Runaway Eccentricity Growth: A Pathway for Binary Black Hole Mergers in AGN Disks

Abstract: Binary black holes embedded within the accretion disks that fuel active galactic nuclei (AGN) are promising progenitors for the source of gravitational wave events detected by LIGO/VIRGO. Several recent studies have shown that when these binaries form they should be highly eccentric and retrograde. However, many uncertainties remain concerning the orbital evolution of these binaries as they either inspiral towards merger or disassociate. Previous hydrodynamical simulations exploring their orbital evolution have been predominantly two-dimensional, or have been restricted to binaries on nearly circular orbits. We present the first high-resolution, three-dimensional local shearing-box simulations of both prograde and retrograde eccentric binary black holes embedded in AGN disks.
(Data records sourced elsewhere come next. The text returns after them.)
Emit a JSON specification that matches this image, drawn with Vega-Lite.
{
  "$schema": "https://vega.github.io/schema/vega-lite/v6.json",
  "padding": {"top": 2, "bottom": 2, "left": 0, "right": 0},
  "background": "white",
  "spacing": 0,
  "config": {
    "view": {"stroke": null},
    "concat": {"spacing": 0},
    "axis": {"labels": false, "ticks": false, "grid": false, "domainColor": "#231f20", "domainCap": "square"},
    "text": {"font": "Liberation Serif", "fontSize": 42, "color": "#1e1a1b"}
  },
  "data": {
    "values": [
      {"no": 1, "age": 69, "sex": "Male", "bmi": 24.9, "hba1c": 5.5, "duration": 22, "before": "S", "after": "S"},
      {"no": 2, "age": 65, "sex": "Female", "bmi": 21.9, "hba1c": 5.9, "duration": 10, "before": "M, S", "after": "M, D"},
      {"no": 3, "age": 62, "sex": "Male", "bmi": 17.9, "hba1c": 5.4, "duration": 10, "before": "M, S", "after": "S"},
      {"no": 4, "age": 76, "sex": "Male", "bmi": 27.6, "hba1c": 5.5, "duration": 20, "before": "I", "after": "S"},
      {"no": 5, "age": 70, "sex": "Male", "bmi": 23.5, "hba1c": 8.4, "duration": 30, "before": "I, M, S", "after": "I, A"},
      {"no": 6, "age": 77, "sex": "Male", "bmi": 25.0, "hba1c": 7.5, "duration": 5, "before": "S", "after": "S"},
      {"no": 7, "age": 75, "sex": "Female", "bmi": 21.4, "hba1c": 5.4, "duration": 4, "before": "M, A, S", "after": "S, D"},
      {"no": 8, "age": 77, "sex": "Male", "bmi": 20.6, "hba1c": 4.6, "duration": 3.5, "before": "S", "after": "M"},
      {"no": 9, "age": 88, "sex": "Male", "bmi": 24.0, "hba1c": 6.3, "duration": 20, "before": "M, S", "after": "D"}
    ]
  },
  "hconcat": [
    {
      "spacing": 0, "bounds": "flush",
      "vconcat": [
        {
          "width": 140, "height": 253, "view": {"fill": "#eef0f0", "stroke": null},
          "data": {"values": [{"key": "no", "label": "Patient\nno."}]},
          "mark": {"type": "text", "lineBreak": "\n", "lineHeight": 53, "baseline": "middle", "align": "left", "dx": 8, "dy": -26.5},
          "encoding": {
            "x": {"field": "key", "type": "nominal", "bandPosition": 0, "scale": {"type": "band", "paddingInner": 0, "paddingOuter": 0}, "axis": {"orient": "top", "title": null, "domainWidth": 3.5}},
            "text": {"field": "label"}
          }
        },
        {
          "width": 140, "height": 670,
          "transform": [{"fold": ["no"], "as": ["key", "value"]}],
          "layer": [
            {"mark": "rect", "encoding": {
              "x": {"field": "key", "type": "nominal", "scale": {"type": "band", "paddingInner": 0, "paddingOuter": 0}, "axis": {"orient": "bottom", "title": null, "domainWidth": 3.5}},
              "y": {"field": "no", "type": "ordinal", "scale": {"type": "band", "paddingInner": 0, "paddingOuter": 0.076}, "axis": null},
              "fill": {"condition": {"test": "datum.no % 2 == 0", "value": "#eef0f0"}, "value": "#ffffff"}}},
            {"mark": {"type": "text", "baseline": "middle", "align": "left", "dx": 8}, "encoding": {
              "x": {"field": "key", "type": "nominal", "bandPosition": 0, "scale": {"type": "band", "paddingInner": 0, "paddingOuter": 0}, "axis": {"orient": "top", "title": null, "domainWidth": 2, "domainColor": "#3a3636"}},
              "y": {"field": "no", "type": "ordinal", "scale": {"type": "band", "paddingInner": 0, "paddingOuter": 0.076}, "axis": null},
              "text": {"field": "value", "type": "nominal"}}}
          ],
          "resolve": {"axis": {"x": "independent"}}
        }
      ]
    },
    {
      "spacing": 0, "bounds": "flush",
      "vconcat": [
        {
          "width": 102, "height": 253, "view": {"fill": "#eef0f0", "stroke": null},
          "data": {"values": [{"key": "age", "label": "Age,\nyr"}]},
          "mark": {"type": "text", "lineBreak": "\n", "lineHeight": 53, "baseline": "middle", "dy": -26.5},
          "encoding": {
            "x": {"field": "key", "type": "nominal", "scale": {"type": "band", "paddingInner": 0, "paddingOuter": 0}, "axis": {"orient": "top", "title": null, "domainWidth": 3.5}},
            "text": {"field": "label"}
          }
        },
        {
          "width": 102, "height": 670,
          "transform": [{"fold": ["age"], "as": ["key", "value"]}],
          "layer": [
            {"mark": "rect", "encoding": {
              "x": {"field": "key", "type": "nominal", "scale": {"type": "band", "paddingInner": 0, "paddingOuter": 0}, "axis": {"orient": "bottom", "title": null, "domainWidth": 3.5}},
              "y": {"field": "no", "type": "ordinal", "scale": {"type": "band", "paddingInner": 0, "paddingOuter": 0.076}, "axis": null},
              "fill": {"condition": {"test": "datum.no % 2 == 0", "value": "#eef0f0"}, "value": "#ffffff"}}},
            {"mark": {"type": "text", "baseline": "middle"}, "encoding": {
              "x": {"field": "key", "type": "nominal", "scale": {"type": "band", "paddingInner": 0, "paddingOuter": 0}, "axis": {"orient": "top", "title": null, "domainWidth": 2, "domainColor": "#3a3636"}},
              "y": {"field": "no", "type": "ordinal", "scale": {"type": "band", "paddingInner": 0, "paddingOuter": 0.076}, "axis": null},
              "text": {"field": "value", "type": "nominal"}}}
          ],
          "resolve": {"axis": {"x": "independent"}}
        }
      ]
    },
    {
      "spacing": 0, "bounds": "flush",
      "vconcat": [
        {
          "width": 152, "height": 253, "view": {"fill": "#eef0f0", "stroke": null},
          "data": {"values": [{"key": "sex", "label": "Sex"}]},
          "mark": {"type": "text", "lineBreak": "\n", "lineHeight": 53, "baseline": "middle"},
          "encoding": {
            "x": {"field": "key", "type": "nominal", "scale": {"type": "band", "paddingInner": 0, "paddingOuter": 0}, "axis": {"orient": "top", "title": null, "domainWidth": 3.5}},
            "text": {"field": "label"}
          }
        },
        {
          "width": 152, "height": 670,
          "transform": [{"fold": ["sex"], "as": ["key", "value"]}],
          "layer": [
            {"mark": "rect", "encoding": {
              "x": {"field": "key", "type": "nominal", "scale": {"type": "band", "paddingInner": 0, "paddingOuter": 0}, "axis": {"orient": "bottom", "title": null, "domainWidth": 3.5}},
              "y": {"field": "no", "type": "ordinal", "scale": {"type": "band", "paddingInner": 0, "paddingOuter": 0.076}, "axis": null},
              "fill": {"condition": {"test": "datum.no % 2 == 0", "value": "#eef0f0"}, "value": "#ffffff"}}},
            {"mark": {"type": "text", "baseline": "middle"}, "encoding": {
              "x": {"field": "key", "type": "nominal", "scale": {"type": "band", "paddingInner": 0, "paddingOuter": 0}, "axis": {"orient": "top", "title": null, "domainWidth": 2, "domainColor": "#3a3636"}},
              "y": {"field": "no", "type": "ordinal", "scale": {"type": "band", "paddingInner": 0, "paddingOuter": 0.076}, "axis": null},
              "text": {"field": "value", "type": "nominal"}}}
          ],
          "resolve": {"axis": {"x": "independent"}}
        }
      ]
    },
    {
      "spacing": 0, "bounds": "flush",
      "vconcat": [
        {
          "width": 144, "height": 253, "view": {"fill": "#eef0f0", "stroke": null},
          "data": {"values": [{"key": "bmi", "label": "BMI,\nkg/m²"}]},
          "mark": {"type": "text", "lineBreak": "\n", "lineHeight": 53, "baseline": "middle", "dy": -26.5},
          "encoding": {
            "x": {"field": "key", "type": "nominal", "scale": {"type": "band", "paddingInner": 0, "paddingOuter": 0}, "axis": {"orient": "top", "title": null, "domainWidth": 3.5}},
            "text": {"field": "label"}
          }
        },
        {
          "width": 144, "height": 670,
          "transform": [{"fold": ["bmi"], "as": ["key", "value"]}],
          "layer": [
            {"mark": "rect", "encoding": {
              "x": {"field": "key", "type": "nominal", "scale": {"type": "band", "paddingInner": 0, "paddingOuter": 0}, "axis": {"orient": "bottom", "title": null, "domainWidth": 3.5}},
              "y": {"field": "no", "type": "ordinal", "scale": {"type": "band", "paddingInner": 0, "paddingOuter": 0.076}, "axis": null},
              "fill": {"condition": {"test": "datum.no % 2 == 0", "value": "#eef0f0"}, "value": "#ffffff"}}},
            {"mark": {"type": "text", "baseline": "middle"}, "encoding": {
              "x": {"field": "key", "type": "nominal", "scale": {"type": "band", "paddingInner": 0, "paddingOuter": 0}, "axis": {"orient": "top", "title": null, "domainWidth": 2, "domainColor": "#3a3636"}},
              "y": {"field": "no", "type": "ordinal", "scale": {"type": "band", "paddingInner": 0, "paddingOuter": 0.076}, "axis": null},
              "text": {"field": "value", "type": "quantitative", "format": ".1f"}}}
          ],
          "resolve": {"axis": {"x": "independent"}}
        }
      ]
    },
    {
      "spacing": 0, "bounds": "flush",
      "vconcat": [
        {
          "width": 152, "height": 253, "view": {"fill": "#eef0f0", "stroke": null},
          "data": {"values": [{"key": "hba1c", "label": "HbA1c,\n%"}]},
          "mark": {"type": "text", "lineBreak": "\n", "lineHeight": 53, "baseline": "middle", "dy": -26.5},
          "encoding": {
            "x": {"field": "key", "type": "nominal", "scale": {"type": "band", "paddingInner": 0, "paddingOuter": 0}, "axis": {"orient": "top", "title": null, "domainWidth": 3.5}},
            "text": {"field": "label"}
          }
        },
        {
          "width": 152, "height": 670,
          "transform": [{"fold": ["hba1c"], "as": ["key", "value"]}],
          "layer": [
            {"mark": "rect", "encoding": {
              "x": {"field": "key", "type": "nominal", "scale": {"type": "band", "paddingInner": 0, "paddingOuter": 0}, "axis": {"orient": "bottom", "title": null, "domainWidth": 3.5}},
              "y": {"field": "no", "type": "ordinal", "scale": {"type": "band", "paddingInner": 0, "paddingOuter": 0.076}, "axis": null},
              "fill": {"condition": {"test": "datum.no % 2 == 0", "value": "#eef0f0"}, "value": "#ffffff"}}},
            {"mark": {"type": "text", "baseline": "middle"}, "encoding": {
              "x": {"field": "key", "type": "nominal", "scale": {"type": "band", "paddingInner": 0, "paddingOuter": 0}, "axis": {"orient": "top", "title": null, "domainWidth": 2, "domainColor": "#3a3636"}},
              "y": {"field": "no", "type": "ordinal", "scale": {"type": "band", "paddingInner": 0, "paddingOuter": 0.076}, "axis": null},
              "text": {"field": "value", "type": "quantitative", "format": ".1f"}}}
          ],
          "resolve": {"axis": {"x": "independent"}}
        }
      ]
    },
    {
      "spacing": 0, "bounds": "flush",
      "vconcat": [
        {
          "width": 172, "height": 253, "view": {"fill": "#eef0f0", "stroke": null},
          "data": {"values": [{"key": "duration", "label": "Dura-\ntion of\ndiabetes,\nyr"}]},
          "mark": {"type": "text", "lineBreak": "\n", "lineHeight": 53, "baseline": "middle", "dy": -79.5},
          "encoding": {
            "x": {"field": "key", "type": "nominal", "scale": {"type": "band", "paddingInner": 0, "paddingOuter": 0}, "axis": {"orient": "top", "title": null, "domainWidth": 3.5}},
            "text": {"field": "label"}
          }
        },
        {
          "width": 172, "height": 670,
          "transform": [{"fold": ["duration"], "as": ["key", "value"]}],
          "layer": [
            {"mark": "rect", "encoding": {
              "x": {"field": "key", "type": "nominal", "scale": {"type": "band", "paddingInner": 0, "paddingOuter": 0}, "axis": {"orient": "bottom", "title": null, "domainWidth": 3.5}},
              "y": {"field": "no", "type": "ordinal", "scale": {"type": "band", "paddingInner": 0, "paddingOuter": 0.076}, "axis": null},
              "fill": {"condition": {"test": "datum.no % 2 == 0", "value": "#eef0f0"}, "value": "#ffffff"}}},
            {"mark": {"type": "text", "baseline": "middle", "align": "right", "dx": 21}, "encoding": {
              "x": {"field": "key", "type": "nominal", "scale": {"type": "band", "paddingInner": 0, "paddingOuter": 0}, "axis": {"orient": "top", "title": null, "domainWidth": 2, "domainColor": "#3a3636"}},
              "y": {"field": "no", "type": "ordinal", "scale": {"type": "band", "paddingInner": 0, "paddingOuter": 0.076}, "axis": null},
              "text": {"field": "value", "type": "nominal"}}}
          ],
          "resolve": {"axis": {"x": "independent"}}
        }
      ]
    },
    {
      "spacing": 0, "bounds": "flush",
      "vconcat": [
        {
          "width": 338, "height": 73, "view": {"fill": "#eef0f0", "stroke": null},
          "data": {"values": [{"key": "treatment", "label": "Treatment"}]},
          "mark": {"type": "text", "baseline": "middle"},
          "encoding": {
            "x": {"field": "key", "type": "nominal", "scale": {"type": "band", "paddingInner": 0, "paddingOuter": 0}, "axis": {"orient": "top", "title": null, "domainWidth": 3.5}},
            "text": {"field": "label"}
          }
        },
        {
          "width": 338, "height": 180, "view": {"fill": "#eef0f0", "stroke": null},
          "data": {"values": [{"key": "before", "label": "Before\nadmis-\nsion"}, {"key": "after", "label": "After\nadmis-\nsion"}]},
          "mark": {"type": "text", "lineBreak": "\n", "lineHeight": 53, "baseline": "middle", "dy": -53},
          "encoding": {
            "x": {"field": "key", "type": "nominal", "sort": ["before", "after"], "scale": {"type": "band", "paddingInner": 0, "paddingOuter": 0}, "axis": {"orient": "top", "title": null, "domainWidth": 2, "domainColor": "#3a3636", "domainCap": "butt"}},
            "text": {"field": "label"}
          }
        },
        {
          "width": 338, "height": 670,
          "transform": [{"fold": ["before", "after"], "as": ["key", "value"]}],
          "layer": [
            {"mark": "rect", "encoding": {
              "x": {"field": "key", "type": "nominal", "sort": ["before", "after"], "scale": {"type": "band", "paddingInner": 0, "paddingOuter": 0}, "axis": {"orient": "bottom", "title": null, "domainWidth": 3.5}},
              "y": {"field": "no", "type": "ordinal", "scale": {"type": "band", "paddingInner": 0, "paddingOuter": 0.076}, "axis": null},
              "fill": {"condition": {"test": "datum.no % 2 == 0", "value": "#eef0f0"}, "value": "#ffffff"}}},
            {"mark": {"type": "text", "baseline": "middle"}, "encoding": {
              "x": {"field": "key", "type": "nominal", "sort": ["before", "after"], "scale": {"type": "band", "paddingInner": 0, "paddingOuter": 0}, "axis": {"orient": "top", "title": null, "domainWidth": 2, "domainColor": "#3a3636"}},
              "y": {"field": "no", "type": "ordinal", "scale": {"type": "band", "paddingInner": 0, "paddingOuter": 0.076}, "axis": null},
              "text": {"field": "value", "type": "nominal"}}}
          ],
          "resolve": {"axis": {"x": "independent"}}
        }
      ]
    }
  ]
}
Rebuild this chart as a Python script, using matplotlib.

We find that retrograde binaries shrink several times faster than their prograde counterparts and exhibit significant orbital eccentricity growth, the rate of which monotonically increases with binary eccentricity. Our results suggest that retrograde binaries may experience runaway orbital eccentricity growth, which may bring them close enough together at pericenter for gravitational wave emission to drive them to coalescence. Although their eccentricity is damped, prograde binaries shrink much faster than their orbital eccentricity decays, suggesting they should remain modestly eccentric as they contract towards merger. Finally, binary precession driven by the AGN disk may dominate over precession induced by the supermassive black hole depending on the binary accretion rate and its location in the AGN disk, which can subdue the evection resonance and von Ziepel-Lidov-Kozai cycles.